── DATASET EXTRACT

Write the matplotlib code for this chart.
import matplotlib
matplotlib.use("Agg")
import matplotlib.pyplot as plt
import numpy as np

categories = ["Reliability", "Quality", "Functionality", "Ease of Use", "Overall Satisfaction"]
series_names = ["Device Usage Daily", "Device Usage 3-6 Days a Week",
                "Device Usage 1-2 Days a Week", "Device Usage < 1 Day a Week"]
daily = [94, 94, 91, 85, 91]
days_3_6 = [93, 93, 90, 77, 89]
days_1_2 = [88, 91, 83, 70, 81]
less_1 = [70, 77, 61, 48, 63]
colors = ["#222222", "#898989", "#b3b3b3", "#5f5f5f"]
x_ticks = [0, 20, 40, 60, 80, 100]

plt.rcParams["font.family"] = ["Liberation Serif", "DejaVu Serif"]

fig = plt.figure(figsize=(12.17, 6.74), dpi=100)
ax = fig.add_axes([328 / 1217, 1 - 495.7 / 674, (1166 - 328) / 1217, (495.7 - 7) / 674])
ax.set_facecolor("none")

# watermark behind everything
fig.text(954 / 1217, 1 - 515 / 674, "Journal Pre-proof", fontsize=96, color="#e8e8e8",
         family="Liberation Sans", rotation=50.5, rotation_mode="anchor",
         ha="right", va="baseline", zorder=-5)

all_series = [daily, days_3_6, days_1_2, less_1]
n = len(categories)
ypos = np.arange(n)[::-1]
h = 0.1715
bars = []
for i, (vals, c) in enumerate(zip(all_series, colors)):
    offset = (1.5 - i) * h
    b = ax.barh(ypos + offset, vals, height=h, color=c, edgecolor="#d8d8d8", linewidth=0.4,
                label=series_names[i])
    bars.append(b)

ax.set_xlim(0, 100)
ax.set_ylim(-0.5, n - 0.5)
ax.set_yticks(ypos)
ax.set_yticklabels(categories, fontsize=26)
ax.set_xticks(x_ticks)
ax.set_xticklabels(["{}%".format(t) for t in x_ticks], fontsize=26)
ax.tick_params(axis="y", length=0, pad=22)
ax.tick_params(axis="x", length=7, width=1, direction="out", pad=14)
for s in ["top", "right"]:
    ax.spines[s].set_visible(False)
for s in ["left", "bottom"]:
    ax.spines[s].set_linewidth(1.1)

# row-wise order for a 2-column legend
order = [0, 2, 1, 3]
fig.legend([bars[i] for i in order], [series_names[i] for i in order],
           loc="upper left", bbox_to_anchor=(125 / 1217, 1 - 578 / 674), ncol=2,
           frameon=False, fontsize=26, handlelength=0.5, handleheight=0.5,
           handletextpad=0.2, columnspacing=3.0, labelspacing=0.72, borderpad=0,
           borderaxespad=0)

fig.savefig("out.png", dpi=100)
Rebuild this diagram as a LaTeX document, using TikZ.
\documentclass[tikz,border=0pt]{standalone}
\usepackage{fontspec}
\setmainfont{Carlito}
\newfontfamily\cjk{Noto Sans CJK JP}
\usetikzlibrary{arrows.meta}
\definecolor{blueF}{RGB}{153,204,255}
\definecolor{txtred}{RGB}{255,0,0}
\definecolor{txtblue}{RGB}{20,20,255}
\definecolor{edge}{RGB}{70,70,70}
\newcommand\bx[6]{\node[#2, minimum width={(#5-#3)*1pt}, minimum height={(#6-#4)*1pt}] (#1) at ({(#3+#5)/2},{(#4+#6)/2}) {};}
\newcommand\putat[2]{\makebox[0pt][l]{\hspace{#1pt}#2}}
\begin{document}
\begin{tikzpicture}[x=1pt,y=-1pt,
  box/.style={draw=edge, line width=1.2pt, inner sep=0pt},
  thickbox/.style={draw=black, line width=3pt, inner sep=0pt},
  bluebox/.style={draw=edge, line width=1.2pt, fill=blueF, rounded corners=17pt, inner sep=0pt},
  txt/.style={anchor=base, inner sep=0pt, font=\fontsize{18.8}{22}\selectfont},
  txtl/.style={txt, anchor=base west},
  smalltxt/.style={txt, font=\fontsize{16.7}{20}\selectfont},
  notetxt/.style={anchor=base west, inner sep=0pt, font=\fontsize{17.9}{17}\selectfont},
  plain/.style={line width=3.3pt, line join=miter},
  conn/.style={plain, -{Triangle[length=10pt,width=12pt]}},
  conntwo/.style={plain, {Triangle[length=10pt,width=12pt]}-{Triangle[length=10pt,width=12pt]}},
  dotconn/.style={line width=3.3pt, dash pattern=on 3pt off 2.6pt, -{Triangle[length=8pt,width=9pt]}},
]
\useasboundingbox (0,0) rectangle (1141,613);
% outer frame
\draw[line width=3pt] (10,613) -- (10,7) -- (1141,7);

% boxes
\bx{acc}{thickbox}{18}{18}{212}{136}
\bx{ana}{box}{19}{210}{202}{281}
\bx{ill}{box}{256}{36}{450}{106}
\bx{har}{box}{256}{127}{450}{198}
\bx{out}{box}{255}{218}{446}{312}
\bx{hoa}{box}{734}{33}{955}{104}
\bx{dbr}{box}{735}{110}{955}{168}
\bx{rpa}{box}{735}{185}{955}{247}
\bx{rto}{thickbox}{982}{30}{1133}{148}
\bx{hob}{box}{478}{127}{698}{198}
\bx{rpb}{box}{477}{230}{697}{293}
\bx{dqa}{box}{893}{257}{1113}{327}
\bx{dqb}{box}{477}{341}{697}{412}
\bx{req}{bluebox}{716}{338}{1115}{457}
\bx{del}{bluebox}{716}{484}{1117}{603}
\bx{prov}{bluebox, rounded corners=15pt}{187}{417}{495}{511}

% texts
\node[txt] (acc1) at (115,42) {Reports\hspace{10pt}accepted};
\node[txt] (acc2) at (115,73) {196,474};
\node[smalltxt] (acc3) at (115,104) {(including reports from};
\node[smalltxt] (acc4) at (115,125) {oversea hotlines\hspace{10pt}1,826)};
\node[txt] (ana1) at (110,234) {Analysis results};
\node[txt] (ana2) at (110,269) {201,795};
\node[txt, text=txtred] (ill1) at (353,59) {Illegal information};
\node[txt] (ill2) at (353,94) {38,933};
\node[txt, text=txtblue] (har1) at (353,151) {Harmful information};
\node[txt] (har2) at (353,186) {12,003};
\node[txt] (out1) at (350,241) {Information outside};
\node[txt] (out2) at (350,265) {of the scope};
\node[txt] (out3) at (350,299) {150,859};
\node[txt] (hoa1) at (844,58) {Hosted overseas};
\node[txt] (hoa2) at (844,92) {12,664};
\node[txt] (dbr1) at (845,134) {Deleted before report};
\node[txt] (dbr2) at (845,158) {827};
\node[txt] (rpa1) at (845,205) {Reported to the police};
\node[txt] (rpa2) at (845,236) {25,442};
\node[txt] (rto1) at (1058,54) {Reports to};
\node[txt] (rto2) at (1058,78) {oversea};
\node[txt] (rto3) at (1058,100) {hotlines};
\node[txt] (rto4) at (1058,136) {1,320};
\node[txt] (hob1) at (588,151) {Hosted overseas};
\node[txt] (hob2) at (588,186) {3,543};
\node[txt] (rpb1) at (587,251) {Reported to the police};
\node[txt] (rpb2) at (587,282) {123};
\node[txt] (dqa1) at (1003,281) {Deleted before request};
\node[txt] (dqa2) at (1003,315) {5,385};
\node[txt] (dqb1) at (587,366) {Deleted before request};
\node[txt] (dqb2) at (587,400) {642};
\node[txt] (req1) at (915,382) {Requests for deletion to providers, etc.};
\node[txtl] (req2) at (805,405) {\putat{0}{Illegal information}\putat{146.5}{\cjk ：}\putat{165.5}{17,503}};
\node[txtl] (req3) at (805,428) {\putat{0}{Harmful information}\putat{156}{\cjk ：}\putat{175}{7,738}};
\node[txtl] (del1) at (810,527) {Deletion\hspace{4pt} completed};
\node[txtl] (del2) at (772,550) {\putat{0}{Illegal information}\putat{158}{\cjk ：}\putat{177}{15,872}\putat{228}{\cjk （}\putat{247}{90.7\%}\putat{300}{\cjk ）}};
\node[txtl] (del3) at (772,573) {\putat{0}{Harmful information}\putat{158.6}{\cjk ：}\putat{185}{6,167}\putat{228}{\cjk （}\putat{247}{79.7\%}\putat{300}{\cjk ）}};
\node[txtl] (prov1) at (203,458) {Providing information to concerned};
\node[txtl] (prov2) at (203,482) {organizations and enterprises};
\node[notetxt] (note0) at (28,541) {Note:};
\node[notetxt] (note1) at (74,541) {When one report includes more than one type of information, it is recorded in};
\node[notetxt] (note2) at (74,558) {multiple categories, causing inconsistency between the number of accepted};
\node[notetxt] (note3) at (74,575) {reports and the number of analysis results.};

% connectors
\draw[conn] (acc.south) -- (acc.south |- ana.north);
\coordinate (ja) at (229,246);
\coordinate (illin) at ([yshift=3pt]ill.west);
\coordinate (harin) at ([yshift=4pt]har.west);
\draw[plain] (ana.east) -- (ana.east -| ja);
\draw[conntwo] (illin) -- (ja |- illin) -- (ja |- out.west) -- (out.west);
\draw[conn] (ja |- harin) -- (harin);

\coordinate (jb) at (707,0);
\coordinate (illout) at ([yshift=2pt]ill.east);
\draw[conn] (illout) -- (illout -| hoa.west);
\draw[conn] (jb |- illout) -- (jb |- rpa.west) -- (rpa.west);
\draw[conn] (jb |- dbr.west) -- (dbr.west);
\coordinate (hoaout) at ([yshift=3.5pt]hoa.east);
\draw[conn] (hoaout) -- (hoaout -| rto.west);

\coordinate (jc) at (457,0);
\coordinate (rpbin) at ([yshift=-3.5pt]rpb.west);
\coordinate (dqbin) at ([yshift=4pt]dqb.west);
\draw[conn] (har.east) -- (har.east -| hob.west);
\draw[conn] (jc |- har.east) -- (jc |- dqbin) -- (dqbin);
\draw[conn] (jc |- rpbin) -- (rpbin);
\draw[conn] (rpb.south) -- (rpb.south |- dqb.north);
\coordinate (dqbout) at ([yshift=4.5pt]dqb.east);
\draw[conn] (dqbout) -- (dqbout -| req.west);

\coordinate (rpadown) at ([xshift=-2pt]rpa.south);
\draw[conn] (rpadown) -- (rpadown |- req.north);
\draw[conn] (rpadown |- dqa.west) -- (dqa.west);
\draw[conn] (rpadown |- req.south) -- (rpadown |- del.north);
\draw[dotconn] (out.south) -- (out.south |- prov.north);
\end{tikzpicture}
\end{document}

────

> [EXERCISE PROMPT] Print from the first line through the line that contains "import numpy as np", please, including both, and leave out every line outside that stretch.

> [THE OUTPUT]
Write the matplotlib code for this chart.
import matplotlib
matplotlib.use("Agg")
import matplotlib.pyplot as plt
import numpy as np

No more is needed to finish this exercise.